WRITTEN EXERCISE
Repeat each line word for word.

═══ RECORDS SUPPLIED ═══

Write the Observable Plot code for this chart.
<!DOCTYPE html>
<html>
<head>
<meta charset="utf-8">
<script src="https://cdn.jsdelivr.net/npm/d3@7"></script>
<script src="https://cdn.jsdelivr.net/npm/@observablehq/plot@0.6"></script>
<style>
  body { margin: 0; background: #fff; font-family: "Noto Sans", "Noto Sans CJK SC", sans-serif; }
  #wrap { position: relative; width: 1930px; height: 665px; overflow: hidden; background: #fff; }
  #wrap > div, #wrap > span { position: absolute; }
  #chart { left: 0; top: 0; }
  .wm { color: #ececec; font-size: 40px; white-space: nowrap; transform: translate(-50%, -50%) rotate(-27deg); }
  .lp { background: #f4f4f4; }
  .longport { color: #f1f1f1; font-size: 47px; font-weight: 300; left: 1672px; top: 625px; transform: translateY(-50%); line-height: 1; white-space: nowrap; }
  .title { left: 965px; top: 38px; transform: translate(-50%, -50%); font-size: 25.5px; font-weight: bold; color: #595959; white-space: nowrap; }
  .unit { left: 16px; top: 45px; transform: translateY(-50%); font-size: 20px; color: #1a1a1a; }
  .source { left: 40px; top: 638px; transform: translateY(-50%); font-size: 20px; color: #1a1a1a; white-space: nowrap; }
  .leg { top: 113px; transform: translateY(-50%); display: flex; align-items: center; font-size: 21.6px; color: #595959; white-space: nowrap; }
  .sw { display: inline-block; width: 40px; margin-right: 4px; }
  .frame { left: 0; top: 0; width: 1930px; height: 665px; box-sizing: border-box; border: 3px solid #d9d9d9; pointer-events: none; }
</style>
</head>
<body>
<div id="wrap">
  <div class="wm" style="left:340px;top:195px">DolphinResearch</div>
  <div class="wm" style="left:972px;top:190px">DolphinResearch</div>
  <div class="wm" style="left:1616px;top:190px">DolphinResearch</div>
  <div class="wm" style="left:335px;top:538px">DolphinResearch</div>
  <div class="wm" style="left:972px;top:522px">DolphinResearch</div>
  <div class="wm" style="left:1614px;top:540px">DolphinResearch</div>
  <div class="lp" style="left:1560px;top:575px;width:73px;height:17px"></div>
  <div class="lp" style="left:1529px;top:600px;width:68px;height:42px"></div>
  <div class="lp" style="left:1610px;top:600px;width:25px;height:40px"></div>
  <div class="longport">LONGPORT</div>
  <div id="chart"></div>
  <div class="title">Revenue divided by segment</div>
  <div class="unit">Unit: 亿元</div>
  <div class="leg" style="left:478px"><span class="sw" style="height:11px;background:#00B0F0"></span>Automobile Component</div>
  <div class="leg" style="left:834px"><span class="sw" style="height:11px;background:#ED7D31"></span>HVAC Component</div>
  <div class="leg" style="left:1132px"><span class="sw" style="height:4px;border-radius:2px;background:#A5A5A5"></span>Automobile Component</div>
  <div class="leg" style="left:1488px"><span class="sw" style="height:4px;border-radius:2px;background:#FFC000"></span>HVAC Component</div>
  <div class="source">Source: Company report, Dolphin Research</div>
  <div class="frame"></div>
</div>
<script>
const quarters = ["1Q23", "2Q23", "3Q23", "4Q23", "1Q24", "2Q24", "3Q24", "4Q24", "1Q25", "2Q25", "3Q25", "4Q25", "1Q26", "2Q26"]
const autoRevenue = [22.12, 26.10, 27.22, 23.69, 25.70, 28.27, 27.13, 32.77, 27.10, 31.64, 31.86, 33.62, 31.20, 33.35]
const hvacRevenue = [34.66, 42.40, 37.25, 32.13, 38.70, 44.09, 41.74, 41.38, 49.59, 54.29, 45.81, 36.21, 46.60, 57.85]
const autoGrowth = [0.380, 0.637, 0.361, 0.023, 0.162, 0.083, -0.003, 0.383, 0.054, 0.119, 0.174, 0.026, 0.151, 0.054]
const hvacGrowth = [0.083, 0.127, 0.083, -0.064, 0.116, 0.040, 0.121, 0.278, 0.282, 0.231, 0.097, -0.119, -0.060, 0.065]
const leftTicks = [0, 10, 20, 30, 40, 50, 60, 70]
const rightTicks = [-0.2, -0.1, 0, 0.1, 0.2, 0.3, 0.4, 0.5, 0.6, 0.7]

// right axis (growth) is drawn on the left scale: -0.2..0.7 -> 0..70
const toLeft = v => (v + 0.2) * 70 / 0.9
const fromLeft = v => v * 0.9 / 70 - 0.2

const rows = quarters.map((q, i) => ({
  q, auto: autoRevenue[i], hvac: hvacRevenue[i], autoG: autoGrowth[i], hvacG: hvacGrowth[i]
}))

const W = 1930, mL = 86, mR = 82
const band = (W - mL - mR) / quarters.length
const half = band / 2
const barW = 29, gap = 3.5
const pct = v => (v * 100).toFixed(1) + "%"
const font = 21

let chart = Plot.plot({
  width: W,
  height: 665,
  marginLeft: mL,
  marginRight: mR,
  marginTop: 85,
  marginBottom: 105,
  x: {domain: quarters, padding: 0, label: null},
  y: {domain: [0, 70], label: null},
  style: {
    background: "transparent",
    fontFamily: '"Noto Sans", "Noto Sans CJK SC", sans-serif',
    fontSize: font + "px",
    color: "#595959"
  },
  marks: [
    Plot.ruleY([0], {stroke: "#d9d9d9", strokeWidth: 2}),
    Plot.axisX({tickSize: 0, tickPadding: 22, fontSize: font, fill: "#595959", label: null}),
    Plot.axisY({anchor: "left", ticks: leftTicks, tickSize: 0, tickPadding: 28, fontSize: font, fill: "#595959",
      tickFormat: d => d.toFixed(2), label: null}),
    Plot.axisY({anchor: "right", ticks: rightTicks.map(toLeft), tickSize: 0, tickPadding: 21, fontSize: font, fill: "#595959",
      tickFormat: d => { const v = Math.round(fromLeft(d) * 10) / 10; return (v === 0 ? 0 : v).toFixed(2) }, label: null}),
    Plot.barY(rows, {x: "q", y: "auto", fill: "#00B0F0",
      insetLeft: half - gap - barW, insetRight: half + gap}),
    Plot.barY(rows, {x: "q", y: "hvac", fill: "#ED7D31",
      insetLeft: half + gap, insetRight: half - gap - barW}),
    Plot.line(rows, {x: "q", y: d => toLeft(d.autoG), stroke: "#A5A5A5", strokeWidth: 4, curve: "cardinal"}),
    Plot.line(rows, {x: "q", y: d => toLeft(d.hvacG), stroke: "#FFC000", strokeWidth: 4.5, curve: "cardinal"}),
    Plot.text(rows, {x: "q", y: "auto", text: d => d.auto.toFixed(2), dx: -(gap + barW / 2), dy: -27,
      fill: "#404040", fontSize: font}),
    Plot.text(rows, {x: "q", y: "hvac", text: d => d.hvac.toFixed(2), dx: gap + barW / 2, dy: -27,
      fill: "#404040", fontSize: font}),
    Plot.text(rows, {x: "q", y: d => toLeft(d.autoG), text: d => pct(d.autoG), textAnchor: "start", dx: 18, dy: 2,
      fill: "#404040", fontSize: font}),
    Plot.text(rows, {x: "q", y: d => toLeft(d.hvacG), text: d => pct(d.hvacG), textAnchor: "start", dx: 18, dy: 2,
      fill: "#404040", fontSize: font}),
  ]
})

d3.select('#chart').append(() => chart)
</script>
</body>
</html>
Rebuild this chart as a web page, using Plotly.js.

═══

RESULT OF THIS EXERCISE
Write the Observable Plot code for this chart.
<!DOCTYPE html>
<html>
<head>
<meta charset="utf-8">
<script src="https://cdn.jsdelivr.net/npm/d3@7"></script>
<script src="https://cdn.jsdelivr.net/npm/@observablehq/plot@0.6"></script>
<style>
  body { margin: 0; background: #fff; font-family: "Noto Sans", "Noto Sans CJK SC", sans-serif; }
  #wrap { position: relative; width: 1930px; height: 665px; overflow: hidden; background: #fff; }
  #wrap > div, #wrap > span { position: absolute; }
  #chart { left: 0; top: 0; }
  .wm { color: #ececec; font-size: 40px; white-space: nowrap; transform: translate(-50%, -50%) rotate(-27deg); }
  .lp { background: #f4f4f4; }
  .longport { color: #f1f1f1; font-size: 47px; font-weight: 300; left: 1672px; top: 625px; transform: translateY(-50%); line-height: 1; white-space: nowrap; }
  .title { left: 965px; top: 38px; transform: translate(-50%, -50%); font-size: 25.5px; font-weight: bold; color: #595959; white-space: nowrap; }
  .unit { left: 16px; top: 45px; transform: translateY(-50%); font-size: 20px; color: #1a1a1a; }
  .source { left: 40px; top: 638px; transform: translateY(-50%); font-size: 20px; color: #1a1a1a; white-space: nowrap; }
  .leg { top: 113px; transform: translateY(-50%); display: flex; align-items: center; font-size: 21.6px; color: #595959; white-space: nowrap; }
  .sw { display: inline-block; width: 40px; margin-right: 4px; }
  .frame { left: 0; top: 0; width: 1930px; height: 665px; box-sizing: border-box; border: 3px solid #d9d9d9; pointer-events: none; }
</style>
</head>
<body>
<div id="wrap">
  <div class="wm" style="left:340px;top:195px">DolphinResearch</div>
  <div class="wm" style="left:972px;top:190px">DolphinResearch</div>
  <div class="wm" style="left:1616px;top:190px">DolphinResearch</div>
  <div class="wm" style="left:335px;top:538px">DolphinResearch</div>
  <div class="wm" style="left:972px;top:522px">DolphinResearch</div>
  <div class="wm" style="left:1614px;top:540px">DolphinResearch</div>
  <div class="lp" style="left:1560px;top:575px;width:73px;height:17px"></div>
  <div class="lp" style="left:1529px;top:600px;width:68px;height:42px"></div>
  <div class="lp" style="left:1610px;top:600px;width:25px;height:40px"></div>
  <div class="longport">LONGPORT</div>
  <div id="chart"></div>
  <div class="title">Revenue divided by segment</div>
  <div class="unit">Unit: 亿元</div>
  <div class="leg" style="left:478px"><span class="sw" style="height:11px;background:#00B0F0"></span>Automobile Component</div>
  <div class="leg" style="left:834px"><span class="sw" style="height:11px;background:#ED7D31"></span>HVAC Component</div>
  <div class="leg" style="left:1132px"><span class="sw" style="height:4px;border-radius:2px;background:#A5A5A5"></span>Automobile Component</div>
  <div class="leg" style="left:1488px"><span class="sw" style="height:4px;border-radius:2px;background:#FFC000"></span>HVAC Component</div>
  <div class="source">Source: Company report, Dolphin Research</div>
  <div class="frame"></div>
</div>
<script>
const quarters = ["1Q23", "2Q23", "3Q23", "4Q23", "1Q24", "2Q24", "3Q24", "4Q24", "1Q25", "2Q25", "3Q25", "4Q25", "1Q26", "2Q26"]
const autoRevenue = [22.12, 26.10, 27.22, 23.69, 25.70, 28.27, 27.13, 32.77, 27.10, 31.64, 31.86, 33.62, 31.20, 33.35]
const hvacRevenue = [34.66, 42.40, 37.25, 32.13, 38.70, 44.09, 41.74, 41.38, 49.59, 54.29, 45.81, 36.21, 46.60, 57.85]
const autoGrowth = [0.380, 0.637, 0.361, 0.023, 0.162, 0.083, -0.003, 0.383, 0.054, 0.119, 0.174, 0.026, 0.151, 0.054]
const hvacGrowth = [0.083, 0.127, 0.083, -0.064, 0.116, 0.040, 0.121, 0.278, 0.282, 0.231, 0.097, -0.119, -0.060, 0.065]
const leftTicks = [0, 10, 20, 30, 40, 50, 60, 70]
const rightTicks = [-0.2, -0.1, 0, 0.1, 0.2, 0.3, 0.4, 0.5, 0.6, 0.7]

// right axis (growth) is drawn on the left scale: -0.2..0.7 -> 0..70
const toLeft = v => (v + 0.2) * 70 / 0.9
const fromLeft = v => v * 0.9 / 70 - 0.2

const rows = quarters.map((q, i) => ({
  q, auto: autoRevenue[i], hvac: hvacRevenue[i], autoG: autoGrowth[i], hvacG: hvacGrowth[i]
}))

const W = 1930, mL = 86, mR = 82
const band = (W - mL - mR) / quarters.length
const half = band / 2
const barW = 29, gap = 3.5
const pct = v => (v * 100).toFixed(1) + "%"
const font = 21

let chart = Plot.plot({
  width: W,
  height: 665,
  marginLeft: mL,
  marginRight: mR,
  marginTop: 85,
  marginBottom: 105,
  x: {domain: quarters, padding: 0, label: null},
  y: {domain: [0, 70], label: null},
  style: {
    background: "transparent",
    fontFamily: '"Noto Sans", "Noto Sans CJK SC", sans-serif',
    fontSize: font + "px",
    color: "#595959"
  },
  marks: [
    Plot.ruleY([0], {stroke: "#d9d9d9", strokeWidth: 2}),
    Plot.axisX({tickSize: 0, tickPadding: 22, fontSize: font, fill: "#595959", label: null}),
    Plot.axisY({anchor: "left", ticks: leftTicks, tickSize: 0, tickPadding: 28, fontSize: font, fill: "#595959",
      tickFormat: d => d.toFixed(2), label: null}),
    Plot.axisY({anchor: "right", ticks: rightTicks.map(toLeft), tickSize: 0, tickPadding: 21, fontSize: font, fill: "#595959",
      tickFormat: d => { const v = Math.round(fromLeft(d) * 10) / 10; return (v === 0 ? 0 : v).toFixed(2) }, label: null}),
    Plot.barY(rows, {x: "q", y: "auto", fill: "#00B0F0",
      insetLeft: half - gap - barW, insetRight: half + gap}),
    Plot.barY(rows, {x: "q", y: "hvac", fill: "#ED7D31",
      insetLeft: half + gap, insetRight: half - gap - barW}),
    Plot.line(rows, {x: "q", y: d => toLeft(d.autoG), stroke: "#A5A5A5", strokeWidth: 4, curve: "cardinal"}),
    Plot.line(rows, {x: "q", y: d => toLeft(d.hvacG), stroke: "#FFC000", strokeWidth: 4.5, curve: "cardinal"}),
    Plot.text(rows, {x: "q", y: "auto", text: d => d.auto.toFixed(2), dx: -(gap + barW / 2), dy: -27,
      fill: "#404040", fontSize: font}),
    Plot.text(rows, {x: "q", y: "hvac", text: d => d.hvac.toFixed(2), dx: gap + barW / 2, dy: -27,
      fill: "#404040", fontSize: font}),
    Plot.text(rows, {x: "q", y: d => toLeft(d.autoG), text: d => pct(d.autoG), textAnchor: "start", dx: 18, dy: 2,
      fill: "#404040", fontSize: font}),
    Plot.text(rows, {x: "q", y: d => toLeft(d.hvacG), text: d => pct(d.hvacG), textAnchor: "start", dx: 18, dy: 2,
      fill: "#404040", fontSize: font}),
  ]
})

d3.select('#chart').append(() => chart)
</script>
</body>
</html>
Rebuild this chart as a web page, using Plotly.js.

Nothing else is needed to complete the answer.